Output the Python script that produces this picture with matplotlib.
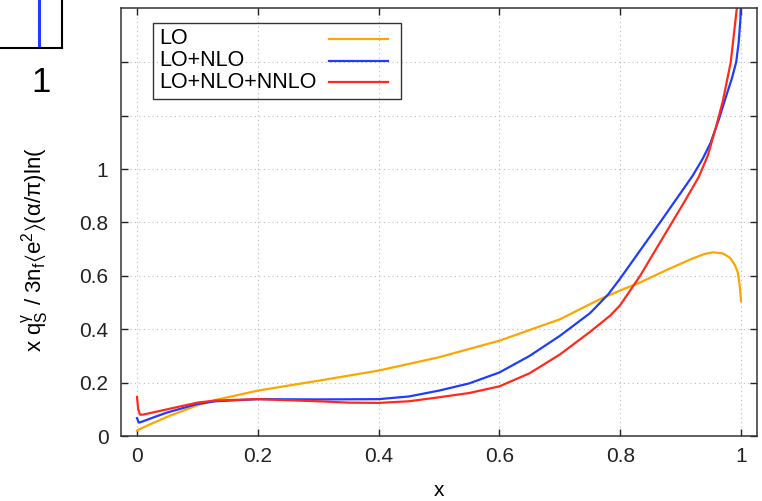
import matplotlib
matplotlib.use('Agg')
import matplotlib.pyplot as plt
from matplotlib.patches import Rectangle
from matplotlib.lines import Line2D

plt.rcParams['font.family'] = ['Liberation Sans', 'DejaVu Sans']
plt.rcParams['mathtext.fontset'] = 'custom'
plt.rcParams['mathtext.rm'] = 'Liberation Sans'
plt.rcParams['mathtext.it'] = 'Liberation Sans'
plt.rcParams['mathtext.fallback'] = 'stixsans'

# data
x_lo = [0, 0.005, 0.02, 0.05, 0.1, 0.13, 0.2, 0.3, 0.4, 0.5, 0.6, 0.7, 0.767, 0.8,
        0.833, 0.877, 0.92, 0.94, 0.954, 0.97, 0.982, 0.99, 0.995, 0.998, 1.0]
y_lo = [0.02, 0.026, 0.042, 0.072, 0.115, 0.135, 0.17, 0.207, 0.245, 0.295, 0.357,
        0.437, 0.513, 0.545, 0.575, 0.622, 0.665, 0.682, 0.688, 0.684, 0.667, 0.64,
        0.61, 0.56, 0.505]

x_nlo = [0, 0.003, 0.01, 0.03, 0.05, 0.1, 0.13, 0.2, 0.3, 0.4, 0.45, 0.5, 0.55, 0.6,
         0.65, 0.7, 0.75, 0.78, 0.8, 0.833, 0.866, 0.9, 0.92, 0.937, 0.95, 0.964,
         0.975, 0.985, 0.992, 0.996, 0.999, 1.0]
y_nlo = [0.067, 0.05, 0.055, 0.072, 0.088, 0.12, 0.13, 0.138, 0.137, 0.138, 0.148, 0.17,
         0.197, 0.238, 0.3, 0.375, 0.46, 0.53, 0.59, 0.695, 0.8, 0.91, 0.975, 1.04, 1.1,
         1.19, 1.27, 1.34, 1.4, 1.47, 1.56, 1.65]

x_nnlo = [0, 0.002, 0.005, 0.01, 0.03, 0.05, 0.1, 0.13, 0.2, 0.3, 0.35, 0.4, 0.45, 0.5,
          0.55, 0.6, 0.65, 0.7, 0.75, 0.783, 0.8, 0.833, 0.866, 0.907, 0.93, 0.945,
          0.959, 0.97, 0.983, 0.993, 0.998]
y_nnlo = [0.146, 0.1, 0.08, 0.08, 0.09, 0.1, 0.125, 0.133, 0.138, 0.13, 0.125, 0.124, 0.13,
          0.145, 0.161, 0.186, 0.235, 0.305, 0.39, 0.45, 0.49, 0.6, 0.725, 0.88, 0.97,
          1.05, 1.16, 1.255, 1.4, 1.6, 1.75]

labels = ['LO', 'LO+NLO', 'LO+NLO+NNLO']
colors = ['#ffa500', '#1f3cff', '#ff2a1a']

xticks = [0, 0.2, 0.4, 0.6, 0.8, 1]
xticklabels = ['0', '0.2', '0.4', '0.6', '0.8', '1']
yticks = [0, 0.2, 0.4, 0.6, 0.8, 1, 1.2, 1.4]
yticklabels = ['0', '0.2', '0.4', '0.6', '0.8', '1', '', '']

# inset fragment (top-left)
inset_x = [0.999, 0.999]
inset_y = [0, 1]

W, H = 762, 501
fig = plt.figure(figsize=(W / 100, H / 100), dpi=100)

# main axes, pixel box 121..757 x 8..436
ax = fig.add_axes([121 / W, 1 - 436 / H, 636 / W, 428 / H])
for xs, ys, c in zip([x_lo, x_nlo, x_nnlo], [y_lo, y_nlo, y_nnlo], colors):
    ax.plot(xs, ys, color=c, lw=1.6, solid_joinstyle='round')

ax.set_xlim(-0.0265, 1.0265)
ax.set_ylim(0, 1.603)
ax.set_xticks(xticks)
ax.set_xticklabels(xticklabels)
ax.set_yticks(yticks)
ax.set_yticklabels(yticklabels)
ax.tick_params(direction='in', length=5, width=1, top=True, right=True,
               labelsize=15, colors='#222222')
ax.tick_params(axis='x', pad=8)
ax.tick_params(axis='y', pad=9)
ax.grid(True, linestyle=(0, (1, 3)), color='#bbbbbb', lw=0.8)
for s in ax.spines.values():
    s.set_linewidth(1.1)
    s.set_color('#333333')
ax.set_xlabel('x', fontsize=15, labelpad=11)

# legend box drawn by hand (text left, sample right, like gnuplot)
ax.add_patch(Rectangle((32 / 636, (436 - 99) / 428), 248 / 636, 76 / 428,
                       transform=ax.transAxes, fill=False, lw=1, ec='#333333', zorder=5))
for i, (lab, c) in enumerate(zip(labels, colors)):
    yy = (436 - (39 + 21.6 * i)) / 428
    ax.text(38 / 636, yy, lab, transform=ax.transAxes, fontsize=15.5,
            va='center', ha='left', zorder=6)
    ax.add_line(Line2D([208 / 636, 267 / 636], [yy, yy], transform=ax.transAxes,
                       color=c, lw=1.6, zorder=6))

# y label (cut off by the inset panel above)
fig.text(35 / W, 1 - 352 / H,
         r'x q$_\mathregular{S}^{\gamma}$ / 3n$_\mathregular{f}$$\langle$e$^\mathregular{2}$$\rangle$($\alpha/\pi$)ln(Q$^\mathregular{2}$/$\mu^\mathregular{2}$)',
         rotation=90, ha='center', va='bottom', fontsize=16, zorder=1)

# white panel of the neighbouring inset plot
fig.add_artist(Rectangle((0, 1 - 150 / H), 118 / W, 150 / H, transform=fig.transFigure,
                         fc='white', ec='none', zorder=5))

iax = fig.add_axes([-169 / W, 1 - 48 / H, 231 / W, 0.2], zorder=6)
iax.plot(inset_x, inset_y, color=colors[1], lw=2.2)
iax.set_xlim(0.9, 1.01)
iax.set_ylim(0, 1)
iax.set_xticks([1])
iax.set_xticklabels(['1'])
iax.set_yticks([])
iax.tick_params(length=0, labelsize=25, pad=13)
for s in iax.spines.values():
    s.set_linewidth(1.5)
    s.set_color('black')

fig.savefig('out.png', dpi=100)
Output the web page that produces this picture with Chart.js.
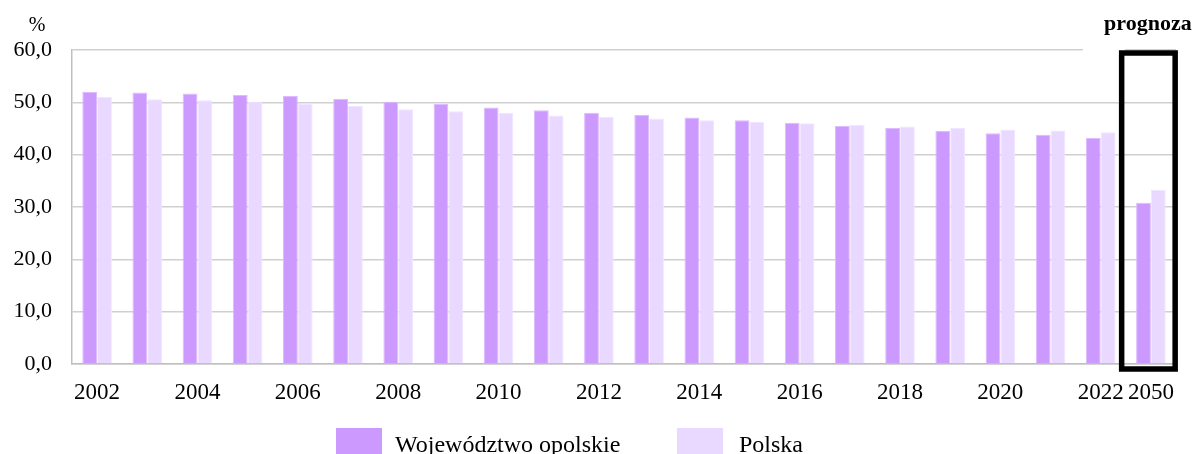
<!DOCTYPE html>
<html>
<head>
<meta charset="utf-8">
<script src="https://cdn.jsdelivr.net/npm/chart.js@4/dist/chart.umd.min.js"></script>
<style>
html,body{margin:0;padding:0;background:#fff;}
#wrap{width:1197px;height:454px;position:relative;}
</style>
</head>
<body>
<div id="wrap"><canvas id="c" width="1197" height="454"></canvas></div>
<script>
const categories = ['2002','2003','2004','2005','2006','2007','2008','2009','2010','2011','2012','2013','2014','2015','2016','2017','2018','2019','2020','2021','2022','2050'];
const opolskie = [52.0,51.9,51.7,51.4,51.2,50.7,50.1,49.7,49.0,48.5,48.0,47.6,47.1,46.6,46.1,45.5,45.1,44.5,44.1,43.8,43.2,30.8];
const polska   = [51.0,50.6,50.4,50.1,49.7,49.3,48.7,48.3,48.0,47.5,47.2,46.9,46.6,46.3,46.0,45.7,45.4,45.1,44.8,44.6,44.3,33.3];
const seriesNames = ['Województwo opolskie','Polska'];
const yTicks = [0,10,20,30,40,50,60];
const unitLabel = '%';
const forecastLabel = 'prognoza';

const FONT = '"Liberation Serif", "Times New Roman", serif';

const overlay = {
  id: 'overlay',
  afterDraw(chart) {
    const ctx = chart.ctx;
    const x = chart.scales.x;
    const ca = chart.chartArea;
    ctx.save();
    const cx = x.getPixelForValue(categories.length - 1);
    // cut the top gridline under the label area
    ctx.fillStyle = '#fff';
    ctx.fillRect(cx - 68, ca.top - 2, 42, 4);
    // forecast box
    ctx.strokeStyle = '#000';
    ctx.lineWidth = 5.5;
    ctx.strokeRect(cx - 29.25, ca.top + 3, 53.5, ca.bottom - ca.top + 2);
    // labels
    ctx.fillStyle = '#000';
    ctx.font = 'bold 22px ' + FONT;
    ctx.textAlign = 'center';
    ctx.textBaseline = 'alphabetic';
    ctx.fillText(forecastLabel, cx - 3, 30);
    ctx.font = '20px ' + FONT;
    ctx.fillText(unitLabel, 37, 31);
    // legend
    const ds = chart.data.datasets;
    const pos = [[336, 395], [677, 739]];
    ctx.textAlign = 'left';
    ctx.font = '24px ' + FONT;
    ds.forEach((d, i) => {
      ctx.fillStyle = d.backgroundColor;
      ctx.fillRect(pos[i][0], 428, 46, 27);
      ctx.fillStyle = '#000';
      ctx.fillText(d.label, pos[i][1], 452);
    });
    ctx.restore();
  }
};

new Chart(document.getElementById('c'), {
  type: 'bar',
  data: {
    labels: categories,
    datasets: [
      { label: seriesNames[0], data: opolskie, backgroundColor: '#CC99FF', borderColor: '#DDBBFF', borderWidth: 1 },
      { label: seriesNames[1], data: polska, backgroundColor: '#E9D8FF', borderColor: '#F1E6FF', borderWidth: 1 }
    ]
  },
  options: {
    responsive: false,
    animation: false,
    devicePixelRatio: 1,
    layout: { padding: { top: 50, left: 0, right: 21, bottom: 50 } },
    datasets: { bar: { categoryPercentage: 0.59, barPercentage: 1.0 } },
    plugins: { legend: { display: false }, tooltip: { enabled: false }, title: { display: false } },
    scales: {
      x: {
        grid: { display: false, drawTicks: false },
        border: { display: true, color: '#BFBFBF', width: 1.5 },
        ticks: {
          autoSkip: false, maxRotation: 0, minRotation: 0, padding: 15,
          color: '#000', font: { family: FONT, size: 23 },
          callback: function(v, i) { return (i % 2 === 0 || i === categories.length - 1) ? categories[i] : ''; }
        },
        afterFit(s) { s.height = 40; }
      },
      y: {
        min: 0, max: 60,
        afterBuildTicks(s) { s.ticks = yTicks.map(v => ({ value: v })); },
        grid: { color: '#CFCFCF', lineWidth: 1.5, drawTicks: false },
        border: { display: true, color: '#BFBFBF', width: 1.5 },
        ticks: {
          padding: 20, color: '#000', font: { family: FONT, size: 22 },
          callback: v => v.toFixed(1).replace('.', ',')
        },
        afterFit(s) { s.width = 72; }
      }
    }
  },
  plugins: [overlay]
});
</script>
</body>
</html>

▸ Task
With the pictures removed from your copy, retype the lines above from the one that contains "Output the web" through the one that contains "const forecastLabel = 'prognoza';", exactly.

▸ In response
Output the web page that produces this picture with Chart.js.
<!DOCTYPE html>
<html>
<head>
<meta charset="utf-8">
<script src="https://cdn.jsdelivr.net/npm/chart.js@4/dist/chart.umd.min.js"></script>
<style>
html,body{margin:0;padding:0;background:#fff;}
#wrap{width:1197px;height:454px;position:relative;}
</style>
</head>
<body>
<div id="wrap"><canvas id="c" width="1197" height="454"></canvas></div>
<script>
const categories = ['2002','2003','2004','2005','2006','2007','2008','2009','2010','2011','2012','2013','2014','2015','2016','2017','2018','2019','2020','2021','2022','2050'];
const opolskie = [52.0,51.9,51.7,51.4,51.2,50.7,50.1,49.7,49.0,48.5,48.0,47.6,47.1,46.6,46.1,45.5,45.1,44.5,44.1,43.8,43.2,30.8];
const polska   = [51.0,50.6,50.4,50.1,49.7,49.3,48.7,48.3,48.0,47.5,47.2,46.9,46.6,46.3,46.0,45.7,45.4,45.1,44.8,44.6,44.3,33.3];
const seriesNames = ['Województwo opolskie','Polska'];
const yTicks = [0,10,20,30,40,50,60];
const unitLabel = '%';
const forecastLabel = 'prognoza';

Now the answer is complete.